A few “OK, try to forget this detail” moments hit us straight away. No, that bleeding shoulder isn’t treated, not that we can see. Time passes very strangely in this film’s reality, as “Ian” or “Yoo” or “Baik” or “Jee” or whoever this dude is passes from person to person every time whatever watch he’s wearing tells him it’s 12 o’clock. That’s a lot of 12s.
People recognize him in this or that guise. Some are puzzled, some afraid and some come after him, pistol, hammer and tong. Depending on who he is, he might reflexively have mad “fighting back” martial arts skills. But sometimes it takes a moment or three to summon them up.
And reloading any of the pistols he fires in shoot-outs is a rare afterthought as whoever this guy is pursues whoever that woman Jina (Ji-hwan Park) is, and she either recognizes him warmly or (depending on his guise) pummels and threatens to kill him.
That hobo, who stole his car’s “black box” data and video recorder?
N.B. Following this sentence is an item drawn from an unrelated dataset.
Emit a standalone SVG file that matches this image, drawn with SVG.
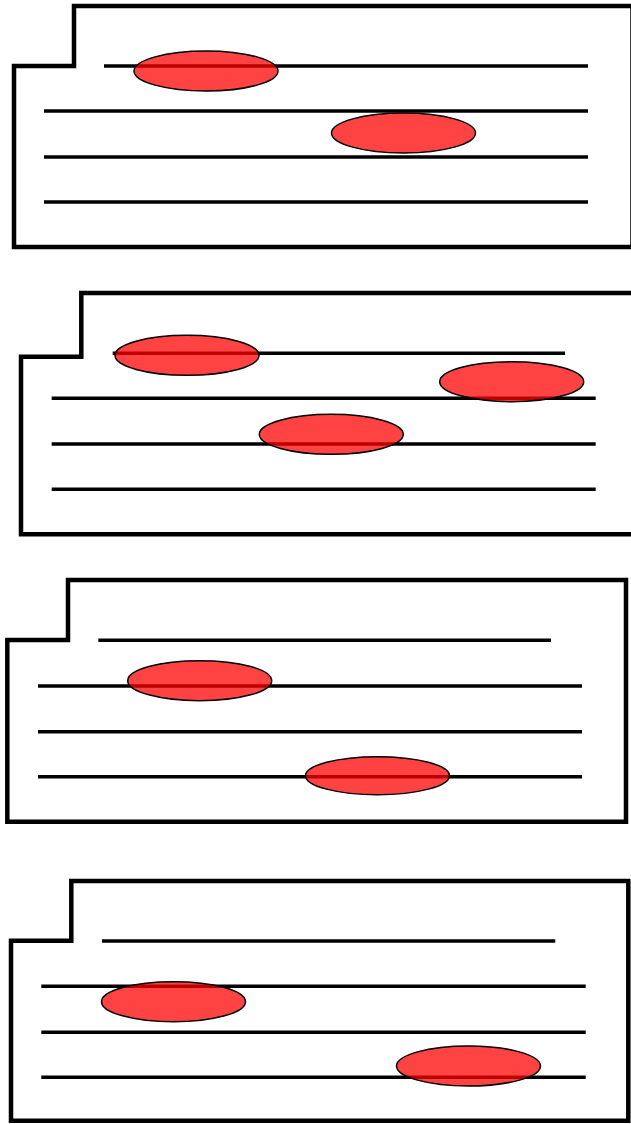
<svg xmlns="http://www.w3.org/2000/svg" width="631" height="1124" viewBox="0 0 631 1124">
  <style>
    .folder { fill: #ffffff; stroke: #000000; stroke-width: 4.5; stroke-linejoin: miter; }
    .rule { stroke: #000000; stroke-width: 3.4; fill: none; }
    .blob { fill: #ff0000; fill-opacity: 0.74; stroke: #000000; stroke-width: 1.5; }
  </style>
  <rect width="631" height="1124" fill="#ffffff"/>

  <!-- Panel 1 -->
  <g id="panel1">
    <path class="folder" d="M14,66 H74 V6 H632.5 V247 H14 Z"/>
    <line class="rule" x1="104" y1="66" x2="588" y2="66"/>
    <line class="rule" x1="44" y1="111" x2="588" y2="111"/>
    <line class="rule" x1="44" y1="157" x2="588" y2="157"/>
    <line class="rule" x1="44" y1="202" x2="588" y2="202"/>
    <ellipse class="blob" cx="206" cy="71" rx="72" ry="20"/>
    <ellipse class="blob" cx="403.5" cy="133" rx="72" ry="20"/>
  </g>

  <!-- Panel 2 -->
  <g id="panel2">
    <path class="folder" d="M21,356.7 H81.3 V293 H636 V534.3 H21 Z"/>
    <line class="rule" x1="112.7" y1="353.3" x2="565" y2="353.3"/>
    <line class="rule" x1="51.7" y1="398.3" x2="595.7" y2="398.3"/>
    <line class="rule" x1="51.7" y1="444" x2="595.7" y2="444"/>
    <line class="rule" x1="51.7" y1="489.3" x2="595.7" y2="489.3"/>
    <ellipse class="blob" cx="187" cy="355.3" rx="72" ry="20"/>
    <ellipse class="blob" cx="511.7" cy="381.7" rx="72" ry="20"/>
    <ellipse class="blob" cx="331.3" cy="434.3" rx="72" ry="20"/>
  </g>

  <!-- Panel 3 -->
  <g id="panel3">
    <path class="folder" d="M7.3,640 H68 V580 H626 V821.7 H7.3 Z"/>
    <line class="rule" x1="98.3" y1="640.3" x2="551" y2="640.3"/>
    <line class="rule" x1="38" y1="686" x2="582" y2="686"/>
    <line class="rule" x1="38" y1="731.7" x2="582" y2="731.7"/>
    <line class="rule" x1="38" y1="776.7" x2="582" y2="776.7"/>
    <ellipse class="blob" cx="199.7" cy="680.7" rx="72" ry="20"/>
    <ellipse class="blob" cx="377.5" cy="775.7" rx="72" ry="19"/>
  </g>

  <!-- Panel 4 -->
  <g id="panel4">
    <path class="folder" d="M11,940.7 H71.3 V881 H628.3 V1120.7 H11 Z"/>
    <line class="rule" x1="102" y1="941" x2="555.3" y2="941"/>
    <line class="rule" x1="41.3" y1="986.3" x2="585.7" y2="986.3"/>
    <line class="rule" x1="41.3" y1="1032.3" x2="585.7" y2="1032.3"/>
    <line class="rule" x1="41.3" y1="1077.3" x2="585.7" y2="1077.3"/>
    <ellipse class="blob" cx="173.5" cy="1001.7" rx="72" ry="20"/>
    <ellipse class="blob" cx="468.5" cy="1066" rx="72" ry="20"/>
  </g>

  <!-- no connectors in this drawing -->
  <g id="connectors"/>
</svg>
He’s a hapless helper and comic relief bystander to all the mayhem to come.
It’s hard to say much about the acting, as our writer-director isn’t wholly consistent in who is “playing” the lead. Sometimes, the body switch is obvious, mostly we’re seeing Yoon Kyesang, who sees whoever he is supposed to be “now” in this or that mirror. Most viewers outside of Korea won’t recognize the leads and various fresh bodies inhabited or villains introduced. Lots of TV credits and films little known outside of the Peninsula among them.
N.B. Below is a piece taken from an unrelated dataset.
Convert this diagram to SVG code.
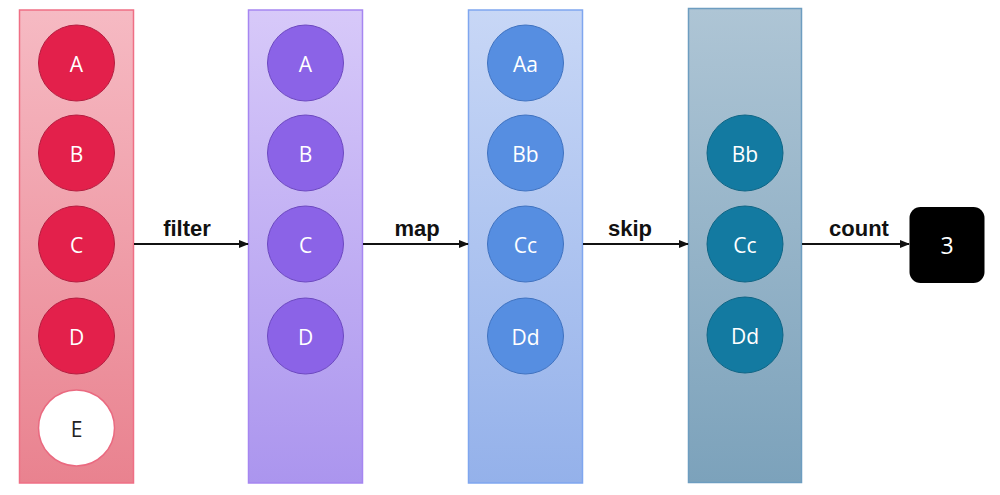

But for all the body switheroos, the “MacGuffins” here are as commonplace as every other thriller you’ve seen in the past thirty years and the villains just as generic.
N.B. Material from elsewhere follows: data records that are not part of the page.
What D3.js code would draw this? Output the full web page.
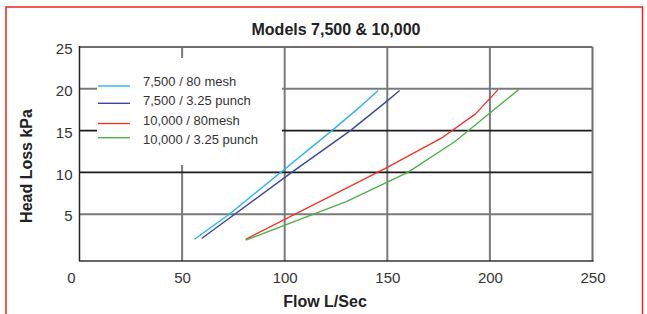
<!DOCTYPE html>
<html>
<head>
<meta charset="utf-8">
<script src="https://cdn.jsdelivr.net/npm/d3@7"></script>
<style>
  html, body { margin: 0; padding: 0; background: #fff; }
  svg { display: block; font-family: "Liberation Sans", Arial, sans-serif; }
</style>
</head>
<body>
<svg id="chart" width="647" height="314"></svg>
<script>
// ---- data ----
const title = "Models 7,500 & 10,000";
const xLabel = "Flow L/Sec";
const yLabel = "Head Loss kPa";
const xTicks = [0, 50, 100, 150, 200, 250];
const yTicks = [5, 10, 15, 20, 25];
const seriesNames = ["7,500 / 80 mesh", "7,500 / 3.25 punch", "10,000 / 80mesh", "10,000 / 3.25 punch"];
const seriesColors = ["#2bb5ea", "#3b4a98", "#ee3427", "#4fb04a"];
const mesh7500 = [[56, 2], [73, 5], [123, 15], [137, 17.9], [145.5, 19.8]];
const punch7500 = [[59.5, 2.1], [103.4, 10], [132, 15], [149.7, 18.5], [156, 19.8]];
const mesh10000 = [[81, 2], [150, 10.6], [177, 14.2], [193, 17], [204, 19.9]];
const punch10000 = [[81, 1.9], [130, 6.5], [160, 10], [183, 13.7], [214, 19.9]];
const seriesData = [mesh7500, punch7500, mesh10000, punch10000];
const darkGridValues = [10, 15];

// ---- chart ----
const svg = d3.select("#chart");
const x = d3.scaleLinear().domain([0, 250]).range([79.5, 592.5]);
const y = d3.scaleLinear().domain([0, 25]).range([256, 47]);
const frameBottom = 261;

// red border
svg.append("rect").attr("x", 6).attr("y", 7).attr("width", 636.5).attr("height", 320)
  .attr("fill", "none").attr("stroke", "#e8261d").attr("stroke-width", 1.5);

// title
svg.append("text").attr("x", 336).attr("y", 35).attr("text-anchor", "middle")
  .attr("font-size", 16).attr("font-weight", "bold").attr("fill", "#222").text(title);

const grid = svg.append("g");
// vertical gridlines
grid.selectAll("line.v").data(xTicks.slice(1, -1)).join("line")
  .attr("x1", d => x(d)).attr("x2", d => x(d))
  .attr("y1", y(25)).attr("y2", frameBottom)
  .attr("stroke", "#7a7a7a").attr("stroke-width", 2);
// horizontal gridlines
grid.selectAll("line.h").data(yTicks.slice(0, -1)).join("line")
  .attr("x1", x(0)).attr("x2", x(250))
  .attr("y1", d => y(d)).attr("y2", d => y(d))
  .attr("stroke", d => darkGridValues.includes(d) ? "#1a1a1a" : "#7a7a7a")
  .attr("stroke-width", d => darkGridValues.includes(d) ? 1.6 : 2);
// frame: top and right grey, left and bottom dark
svg.append("line").attr("x1", x(0)).attr("x2", x(250)).attr("y1", y(25)).attr("y2", y(25))
  .attr("stroke", "#6e6e6e").attr("stroke-width", 2);
svg.append("line").attr("x1", x(250)).attr("x2", x(250)).attr("y1", y(25)).attr("y2", frameBottom)
  .attr("stroke", "#6e6e6e").attr("stroke-width", 2);
svg.append("line").attr("x1", x(0)).attr("x2", x(0)).attr("y1", y(25) - 1).attr("y2", frameBottom)
  .attr("stroke", "#222").attr("stroke-width", 1.5);
svg.append("line").attr("x1", x(0) - 0.5).attr("x2", x(250) + 1).attr("y1", frameBottom).attr("y2", frameBottom)
  .attr("stroke", "#333").attr("stroke-width", 1.6);

// legend background (hides gridlines)
svg.append("rect").attr("x", 97).attr("y", 58).attr("width", 185).attr("height", 107).attr("fill", "#fff");

// axes (labels only)
const xAxis = svg.append("g").attr("transform", `translate(0,${frameBottom})`)
  .call(d3.axisBottom(x).tickValues(xTicks).tickSize(0).tickPadding(11.5).tickFormat(d3.format("d")));
xAxis.select(".domain").remove();
xAxis.selectAll("text").attr("font-size", 15).attr("fill", "#333")
  .attr("font-family", "Liberation Sans, Arial, sans-serif");
xAxis.selectAll(".tick").filter(d => d === 0).select("text").attr("dx", -8.5);

const yAxis = svg.append("g").attr("transform", `translate(${x(0)},0)`)
  .call(d3.axisLeft(y).tickValues(yTicks).tickSize(0).tickPadding(7).tickFormat(d3.format("d")));
yAxis.select(".domain").remove();
yAxis.selectAll("text").attr("font-size", 15).attr("fill", "#333").attr("dy", "0.45em")
  .attr("font-family", "Liberation Sans, Arial, sans-serif");

// axis titles
svg.append("text").attr("x", 325).attr("y", 307).attr("text-anchor", "middle")
  .attr("font-size", 16).attr("font-weight", "bold").attr("fill", "#222").text(xLabel);
svg.append("text").attr("transform", "translate(32,166) rotate(-90)").attr("text-anchor", "middle")
  .attr("font-size", 16).attr("font-weight", "bold").attr("fill", "#222").text(yLabel);

// series lines
const line = d3.line().x(d => x(d[0])).y(d => y(d[1]));
svg.append("g").selectAll("path").data(seriesData).join("path")
  .attr("d", line).attr("fill", "none")
  .attr("stroke", (d, i) => seriesColors[i]).attr("stroke-width", 1.4)
  .attr("stroke-linejoin", "round");

// legend
const legY = [86, 103.3, 123.5, 137.7];
const legTextY = [86, 105, 125, 144.3];
const leg = svg.append("g");
leg.selectAll("line").data(seriesNames).join("line")
  .attr("x1", 98).attr("x2", 130)
  .attr("y1", (d, i) => legY[i]).attr("y2", (d, i) => legY[i])
  .attr("stroke", (d, i) => seriesColors[i]).attr("stroke-width", 1.4);
leg.selectAll("text").data(seriesNames).join("text")
  .attr("x", 143).attr("y", (d, i) => legTextY[i])
  .attr("font-size", 13).attr("fill", "#333").text(d => d);
</script>
</body>
</html>
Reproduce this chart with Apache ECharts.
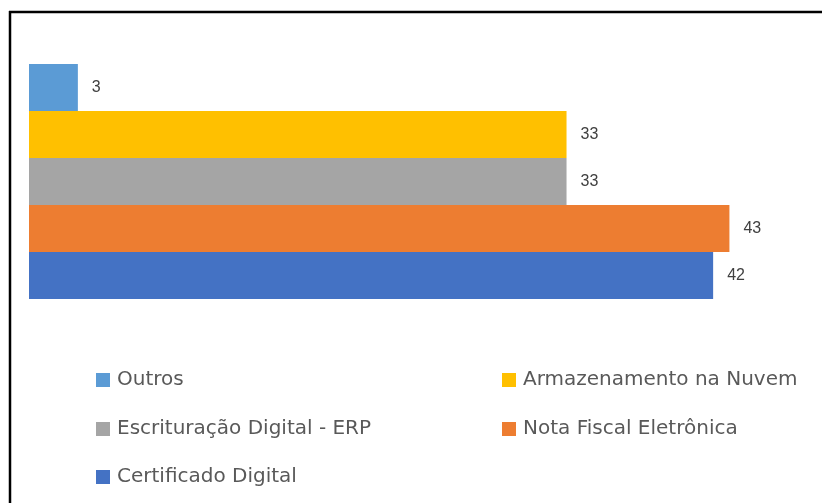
<!DOCTYPE html>
<html>
<head>
<meta charset="utf-8">
<script src="https://cdn.jsdelivr.net/npm/echarts@6/dist/echarts.min.js"></script>
<style>
  html, body { margin: 0; padding: 0; background: #fff; }
  #chart { width: 822px; height: 503px; }
</style>
</head>
<body>
<div id="chart"></div>
<script>
// Series, top bar first
const seriesNames = ['Outros', 'Armazenamento na Nuvem', 'Escrituração Digital - ERP', 'Nota Fiscal Eletrônica', 'Certificado Digital'];
const seriesValues = [3, 33, 33, 43, 42];
const seriesColors = ['#5B9BD5', '#FFC000', '#A5A5A5', '#ED7D31', '#4472C4'];
const categories = [''];

// Legend layout: [left, centre y] per entry
const legendSpots = [[96, 380], [502, 380], [96, 429], [502, 429], [96, 477]];

const chart = echarts.init(document.getElementById('chart'), null, { renderer: 'canvas' });

const series = seriesNames.map((name, i) => ({
  name,
  type: 'bar',
  data: [seriesValues[i]],
  itemStyle: { color: seriesColors[i] },
  barGap: '0%',
  barCategoryGap: '0%',
  label: {
    show: true,
    position: 'right',
    distance: 14,
    color: '#404040',
    fontFamily: 'Liberation Sans',
    fontSize: 16
  }
}));

const legends = seriesNames.map((name, i) => ({
  data: [name],
  left: legendSpots[i][0],
  top: legendSpots[i][1] - 11,
  padding: 0,
  itemWidth: 14,
  itemHeight: 14,
  icon: 'rect',
  selectedMode: false,
  textStyle: {
    color: '#595959',
    fontFamily: 'DejaVu Sans',
    fontSize: 20,
    lineHeight: 22,
    padding: [0, 0, 0, 2]
  }
}));

chart.setOption({
  animation: false,
  backgroundColor: '#fff',
  grid: { left: 29, top: 64, height: 235, width: 733 },
  xAxis: { type: 'value', min: 0, max: 45, show: false },
  yAxis: { type: 'category', data: categories, inverse: true, show: false },
  legend: legends,
  series: series,
  graphic: [
    { type: 'line', shape: { x1: 9, y1: 12, x2: 822, y2: 12 }, style: { stroke: '#000', lineWidth: 2.5 } },
    { type: 'line', shape: { x1: 10, y1: 11, x2: 10, y2: 503 }, style: { stroke: '#000', lineWidth: 2.5 } }
  ]
});
</script>
</body>
</html>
Well, one bad guy gets good and stoned and makes rash decisions accordingly, so that’s kind of novel.
Mostly, Yoon keeps his energy and attention on getting his characters to their next switch, their next fight or chase. The film’s loose grasp of time, gun magazine capacity and severity of injuries can’t all be written off to the biggest MacGuffin here, so “Spiritwalker” can play like a “Crank” with a hint of the supernatural.
But it’s still a fun ride, even if it’s hard to keep up with who the body-switched “star” might be.
Rating: unrated, lots of violence, drug abuse
Cast: Yoon Kyesang, Ji-Yeon Lim and Ji-hwan Park.
Credits: Scripted and directed by Yoon Jaeo keun. A Well Go release.